* Records to use
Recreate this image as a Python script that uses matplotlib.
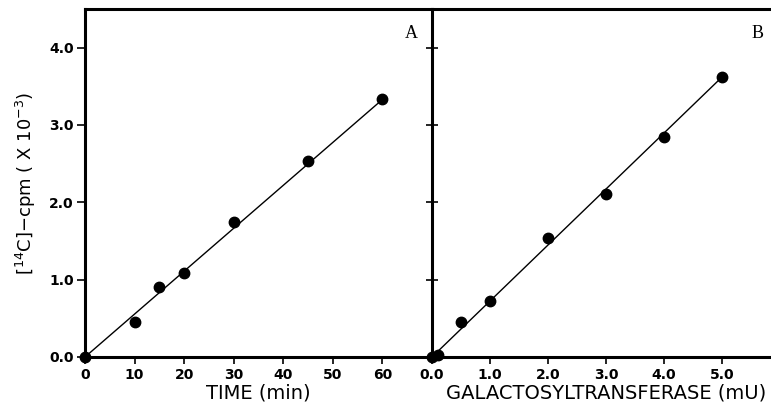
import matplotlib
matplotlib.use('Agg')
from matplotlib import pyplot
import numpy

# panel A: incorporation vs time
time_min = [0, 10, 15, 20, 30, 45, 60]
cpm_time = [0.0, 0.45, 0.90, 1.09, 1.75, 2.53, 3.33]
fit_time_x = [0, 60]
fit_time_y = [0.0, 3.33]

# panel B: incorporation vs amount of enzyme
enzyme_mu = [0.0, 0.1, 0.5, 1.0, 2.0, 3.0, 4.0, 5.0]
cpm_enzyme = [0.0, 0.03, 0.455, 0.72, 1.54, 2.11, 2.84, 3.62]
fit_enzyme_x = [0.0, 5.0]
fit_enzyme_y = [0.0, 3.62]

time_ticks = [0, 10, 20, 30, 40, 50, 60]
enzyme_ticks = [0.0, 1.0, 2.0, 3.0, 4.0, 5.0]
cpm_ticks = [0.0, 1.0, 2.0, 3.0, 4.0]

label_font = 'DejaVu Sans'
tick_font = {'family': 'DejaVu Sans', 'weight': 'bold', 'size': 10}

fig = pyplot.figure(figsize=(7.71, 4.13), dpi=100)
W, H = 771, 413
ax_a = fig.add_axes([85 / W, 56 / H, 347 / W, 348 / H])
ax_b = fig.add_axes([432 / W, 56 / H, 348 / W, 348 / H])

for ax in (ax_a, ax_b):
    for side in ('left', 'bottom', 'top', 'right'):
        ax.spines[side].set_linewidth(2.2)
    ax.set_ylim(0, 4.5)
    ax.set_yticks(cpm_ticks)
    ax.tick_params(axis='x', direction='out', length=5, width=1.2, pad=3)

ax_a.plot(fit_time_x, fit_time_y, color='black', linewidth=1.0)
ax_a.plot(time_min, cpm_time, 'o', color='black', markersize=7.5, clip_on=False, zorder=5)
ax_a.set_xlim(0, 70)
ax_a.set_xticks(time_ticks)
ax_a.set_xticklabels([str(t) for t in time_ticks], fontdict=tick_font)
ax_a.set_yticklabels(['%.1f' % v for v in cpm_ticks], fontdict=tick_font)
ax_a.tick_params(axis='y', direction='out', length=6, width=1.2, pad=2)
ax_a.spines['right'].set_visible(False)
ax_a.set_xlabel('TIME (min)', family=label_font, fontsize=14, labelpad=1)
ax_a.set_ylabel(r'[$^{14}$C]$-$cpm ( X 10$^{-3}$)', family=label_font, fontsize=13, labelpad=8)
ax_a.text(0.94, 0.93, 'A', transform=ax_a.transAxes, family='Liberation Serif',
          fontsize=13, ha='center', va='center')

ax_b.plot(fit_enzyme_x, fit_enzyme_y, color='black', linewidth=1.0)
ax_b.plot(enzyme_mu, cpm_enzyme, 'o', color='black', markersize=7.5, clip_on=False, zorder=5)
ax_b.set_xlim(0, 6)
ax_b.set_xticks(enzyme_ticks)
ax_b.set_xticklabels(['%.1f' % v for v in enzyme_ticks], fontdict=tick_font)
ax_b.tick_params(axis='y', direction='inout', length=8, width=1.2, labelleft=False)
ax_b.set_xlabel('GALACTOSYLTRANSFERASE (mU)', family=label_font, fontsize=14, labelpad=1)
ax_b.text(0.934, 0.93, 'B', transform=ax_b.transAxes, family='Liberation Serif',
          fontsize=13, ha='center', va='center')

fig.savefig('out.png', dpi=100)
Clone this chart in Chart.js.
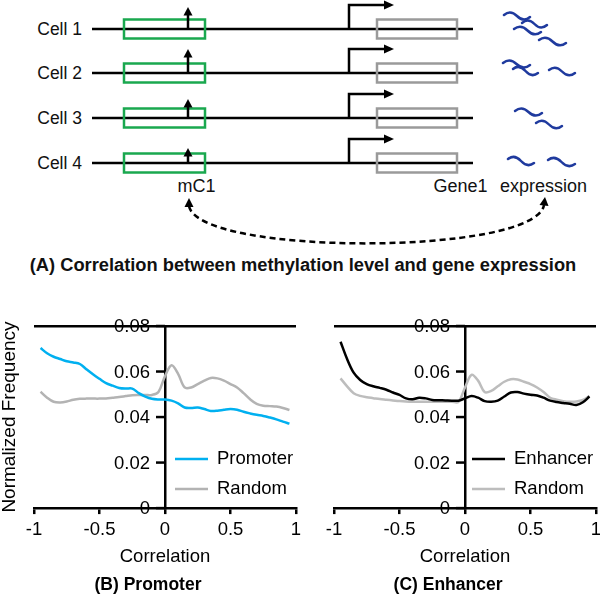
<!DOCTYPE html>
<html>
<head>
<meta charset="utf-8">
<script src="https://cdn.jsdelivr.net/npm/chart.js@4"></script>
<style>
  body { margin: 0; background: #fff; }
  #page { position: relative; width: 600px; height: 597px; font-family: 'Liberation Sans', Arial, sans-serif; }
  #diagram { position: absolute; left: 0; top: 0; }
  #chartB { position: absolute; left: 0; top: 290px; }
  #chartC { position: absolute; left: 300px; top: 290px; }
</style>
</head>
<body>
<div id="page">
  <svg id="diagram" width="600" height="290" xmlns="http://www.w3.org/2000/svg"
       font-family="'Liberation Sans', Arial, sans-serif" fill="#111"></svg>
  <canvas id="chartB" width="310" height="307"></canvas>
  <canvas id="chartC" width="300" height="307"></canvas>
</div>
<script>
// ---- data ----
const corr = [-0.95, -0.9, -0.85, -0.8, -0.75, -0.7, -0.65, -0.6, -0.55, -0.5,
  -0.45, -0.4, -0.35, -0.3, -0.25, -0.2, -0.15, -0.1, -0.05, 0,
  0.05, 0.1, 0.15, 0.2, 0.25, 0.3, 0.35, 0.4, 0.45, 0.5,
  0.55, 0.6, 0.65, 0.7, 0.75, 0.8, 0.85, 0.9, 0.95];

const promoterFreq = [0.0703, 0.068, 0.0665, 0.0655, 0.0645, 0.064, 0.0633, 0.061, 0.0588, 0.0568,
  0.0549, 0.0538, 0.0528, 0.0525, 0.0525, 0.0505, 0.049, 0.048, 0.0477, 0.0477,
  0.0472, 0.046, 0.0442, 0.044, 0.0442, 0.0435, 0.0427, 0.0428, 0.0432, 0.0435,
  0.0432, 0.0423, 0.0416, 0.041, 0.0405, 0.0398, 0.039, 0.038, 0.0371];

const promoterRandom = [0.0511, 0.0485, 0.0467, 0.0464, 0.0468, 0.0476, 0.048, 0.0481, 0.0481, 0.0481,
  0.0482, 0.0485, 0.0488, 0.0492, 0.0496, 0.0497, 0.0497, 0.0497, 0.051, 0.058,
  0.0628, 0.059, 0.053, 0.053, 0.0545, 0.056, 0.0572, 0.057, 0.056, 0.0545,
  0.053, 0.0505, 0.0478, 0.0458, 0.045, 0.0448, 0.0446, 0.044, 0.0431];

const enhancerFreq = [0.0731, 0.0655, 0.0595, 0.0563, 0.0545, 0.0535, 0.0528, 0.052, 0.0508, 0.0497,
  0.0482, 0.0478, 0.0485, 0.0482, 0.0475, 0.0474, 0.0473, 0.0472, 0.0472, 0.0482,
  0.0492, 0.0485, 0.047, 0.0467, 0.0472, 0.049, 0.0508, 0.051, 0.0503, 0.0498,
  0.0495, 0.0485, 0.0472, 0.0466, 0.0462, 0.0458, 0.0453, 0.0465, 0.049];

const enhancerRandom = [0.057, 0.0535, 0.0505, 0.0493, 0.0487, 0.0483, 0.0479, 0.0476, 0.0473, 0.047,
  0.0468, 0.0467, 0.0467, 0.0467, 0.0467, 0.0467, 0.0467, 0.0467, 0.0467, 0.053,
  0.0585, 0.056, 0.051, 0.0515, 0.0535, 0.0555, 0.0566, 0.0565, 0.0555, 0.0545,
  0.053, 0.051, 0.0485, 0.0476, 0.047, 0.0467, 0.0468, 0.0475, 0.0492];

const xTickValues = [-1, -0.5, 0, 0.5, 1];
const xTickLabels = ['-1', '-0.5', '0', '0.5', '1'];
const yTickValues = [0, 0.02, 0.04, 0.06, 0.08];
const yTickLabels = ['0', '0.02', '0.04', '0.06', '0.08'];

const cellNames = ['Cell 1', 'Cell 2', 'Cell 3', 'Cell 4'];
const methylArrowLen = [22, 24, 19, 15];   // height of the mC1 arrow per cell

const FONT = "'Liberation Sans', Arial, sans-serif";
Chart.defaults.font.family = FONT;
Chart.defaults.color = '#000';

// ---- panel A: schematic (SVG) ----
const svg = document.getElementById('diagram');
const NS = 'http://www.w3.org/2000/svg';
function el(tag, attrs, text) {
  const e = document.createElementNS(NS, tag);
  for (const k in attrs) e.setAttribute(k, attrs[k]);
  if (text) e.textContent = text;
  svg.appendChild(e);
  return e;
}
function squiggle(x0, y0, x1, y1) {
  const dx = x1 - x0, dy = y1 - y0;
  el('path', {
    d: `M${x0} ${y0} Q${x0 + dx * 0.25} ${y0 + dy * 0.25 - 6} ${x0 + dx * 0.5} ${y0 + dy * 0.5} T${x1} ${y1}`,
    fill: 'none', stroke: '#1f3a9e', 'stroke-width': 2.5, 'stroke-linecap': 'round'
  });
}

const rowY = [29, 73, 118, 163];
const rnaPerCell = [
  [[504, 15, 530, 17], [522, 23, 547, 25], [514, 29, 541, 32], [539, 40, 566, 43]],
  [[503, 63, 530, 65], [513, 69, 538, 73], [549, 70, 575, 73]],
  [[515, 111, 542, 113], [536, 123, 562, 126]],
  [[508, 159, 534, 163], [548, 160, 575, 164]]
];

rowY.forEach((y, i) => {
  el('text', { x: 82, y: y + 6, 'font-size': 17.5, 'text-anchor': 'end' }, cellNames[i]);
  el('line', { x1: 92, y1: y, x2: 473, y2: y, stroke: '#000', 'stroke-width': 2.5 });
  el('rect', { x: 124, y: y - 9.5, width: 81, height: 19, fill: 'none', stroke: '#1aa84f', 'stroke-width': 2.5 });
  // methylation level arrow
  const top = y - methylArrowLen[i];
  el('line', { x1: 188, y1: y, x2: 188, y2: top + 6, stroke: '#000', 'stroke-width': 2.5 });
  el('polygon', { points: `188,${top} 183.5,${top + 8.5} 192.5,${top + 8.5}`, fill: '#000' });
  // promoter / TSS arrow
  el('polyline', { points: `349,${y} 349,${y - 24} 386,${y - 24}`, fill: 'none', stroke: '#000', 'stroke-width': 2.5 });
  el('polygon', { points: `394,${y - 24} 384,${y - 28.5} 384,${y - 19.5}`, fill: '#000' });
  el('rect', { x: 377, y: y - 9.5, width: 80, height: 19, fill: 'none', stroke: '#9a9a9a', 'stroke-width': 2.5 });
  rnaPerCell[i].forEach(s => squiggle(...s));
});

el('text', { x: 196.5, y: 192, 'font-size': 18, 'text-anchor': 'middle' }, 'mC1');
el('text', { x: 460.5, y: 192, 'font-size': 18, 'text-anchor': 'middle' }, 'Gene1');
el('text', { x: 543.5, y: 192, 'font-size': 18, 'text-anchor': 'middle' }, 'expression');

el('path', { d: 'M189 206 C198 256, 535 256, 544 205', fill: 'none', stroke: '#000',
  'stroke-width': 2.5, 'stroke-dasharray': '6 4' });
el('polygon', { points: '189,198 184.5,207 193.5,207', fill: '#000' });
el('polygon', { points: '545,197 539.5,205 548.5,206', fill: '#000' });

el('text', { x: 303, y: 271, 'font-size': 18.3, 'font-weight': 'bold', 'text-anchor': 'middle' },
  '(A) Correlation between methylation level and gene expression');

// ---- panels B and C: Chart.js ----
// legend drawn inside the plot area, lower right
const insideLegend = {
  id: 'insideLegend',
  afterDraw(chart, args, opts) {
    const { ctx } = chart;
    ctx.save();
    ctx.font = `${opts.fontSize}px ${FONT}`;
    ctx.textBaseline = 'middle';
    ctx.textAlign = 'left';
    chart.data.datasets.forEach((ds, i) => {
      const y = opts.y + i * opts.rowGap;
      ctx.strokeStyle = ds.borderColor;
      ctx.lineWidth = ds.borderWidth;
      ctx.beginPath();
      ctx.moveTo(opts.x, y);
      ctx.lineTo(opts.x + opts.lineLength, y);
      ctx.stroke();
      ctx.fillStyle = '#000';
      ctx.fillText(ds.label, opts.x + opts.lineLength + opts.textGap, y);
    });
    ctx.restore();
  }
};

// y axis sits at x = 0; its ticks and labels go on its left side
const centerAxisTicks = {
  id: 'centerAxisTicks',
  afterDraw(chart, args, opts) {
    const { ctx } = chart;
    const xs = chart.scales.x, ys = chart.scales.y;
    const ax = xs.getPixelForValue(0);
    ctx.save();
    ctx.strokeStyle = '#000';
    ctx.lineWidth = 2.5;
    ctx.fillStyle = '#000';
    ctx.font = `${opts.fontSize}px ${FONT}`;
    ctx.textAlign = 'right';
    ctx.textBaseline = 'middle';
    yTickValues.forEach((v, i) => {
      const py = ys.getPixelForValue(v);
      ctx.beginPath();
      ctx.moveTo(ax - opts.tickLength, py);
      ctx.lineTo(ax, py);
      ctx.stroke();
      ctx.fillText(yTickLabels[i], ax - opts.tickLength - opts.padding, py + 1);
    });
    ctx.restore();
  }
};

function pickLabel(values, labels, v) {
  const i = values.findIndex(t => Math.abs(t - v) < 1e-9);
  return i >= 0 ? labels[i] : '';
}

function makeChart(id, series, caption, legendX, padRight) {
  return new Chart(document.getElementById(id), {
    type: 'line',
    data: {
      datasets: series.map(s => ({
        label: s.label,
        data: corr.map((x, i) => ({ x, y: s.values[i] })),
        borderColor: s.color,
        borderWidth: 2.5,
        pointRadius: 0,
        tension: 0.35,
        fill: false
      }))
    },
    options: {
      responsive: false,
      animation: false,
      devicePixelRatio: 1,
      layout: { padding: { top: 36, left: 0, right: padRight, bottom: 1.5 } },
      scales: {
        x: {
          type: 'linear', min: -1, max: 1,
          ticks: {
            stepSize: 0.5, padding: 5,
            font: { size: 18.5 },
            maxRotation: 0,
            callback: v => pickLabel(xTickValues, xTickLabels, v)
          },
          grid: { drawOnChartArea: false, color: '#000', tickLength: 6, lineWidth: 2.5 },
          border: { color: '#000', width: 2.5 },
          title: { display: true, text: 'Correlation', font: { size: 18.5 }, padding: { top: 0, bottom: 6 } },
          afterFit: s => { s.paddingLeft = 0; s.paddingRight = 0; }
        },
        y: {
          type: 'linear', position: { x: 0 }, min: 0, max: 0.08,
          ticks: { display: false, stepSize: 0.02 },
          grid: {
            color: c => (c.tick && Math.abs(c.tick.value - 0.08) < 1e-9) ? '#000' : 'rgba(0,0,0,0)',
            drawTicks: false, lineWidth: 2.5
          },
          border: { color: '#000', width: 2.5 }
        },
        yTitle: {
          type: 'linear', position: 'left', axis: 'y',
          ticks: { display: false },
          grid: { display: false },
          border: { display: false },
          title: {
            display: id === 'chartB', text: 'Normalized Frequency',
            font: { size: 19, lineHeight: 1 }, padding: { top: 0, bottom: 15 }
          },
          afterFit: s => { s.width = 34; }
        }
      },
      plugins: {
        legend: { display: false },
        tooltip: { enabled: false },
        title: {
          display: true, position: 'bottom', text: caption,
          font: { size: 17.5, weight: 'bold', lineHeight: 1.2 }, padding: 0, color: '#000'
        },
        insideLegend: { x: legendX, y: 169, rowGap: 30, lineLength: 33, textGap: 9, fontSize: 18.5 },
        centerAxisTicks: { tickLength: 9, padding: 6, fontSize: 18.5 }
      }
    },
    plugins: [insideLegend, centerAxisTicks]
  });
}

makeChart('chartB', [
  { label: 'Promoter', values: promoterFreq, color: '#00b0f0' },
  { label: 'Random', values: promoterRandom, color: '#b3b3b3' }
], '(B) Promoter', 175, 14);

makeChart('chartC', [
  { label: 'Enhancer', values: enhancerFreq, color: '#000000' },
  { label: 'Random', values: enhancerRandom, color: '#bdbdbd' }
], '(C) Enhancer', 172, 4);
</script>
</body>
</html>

* The task
Count the lines of the material that include the word "this", then state only the total.

* Written answer
2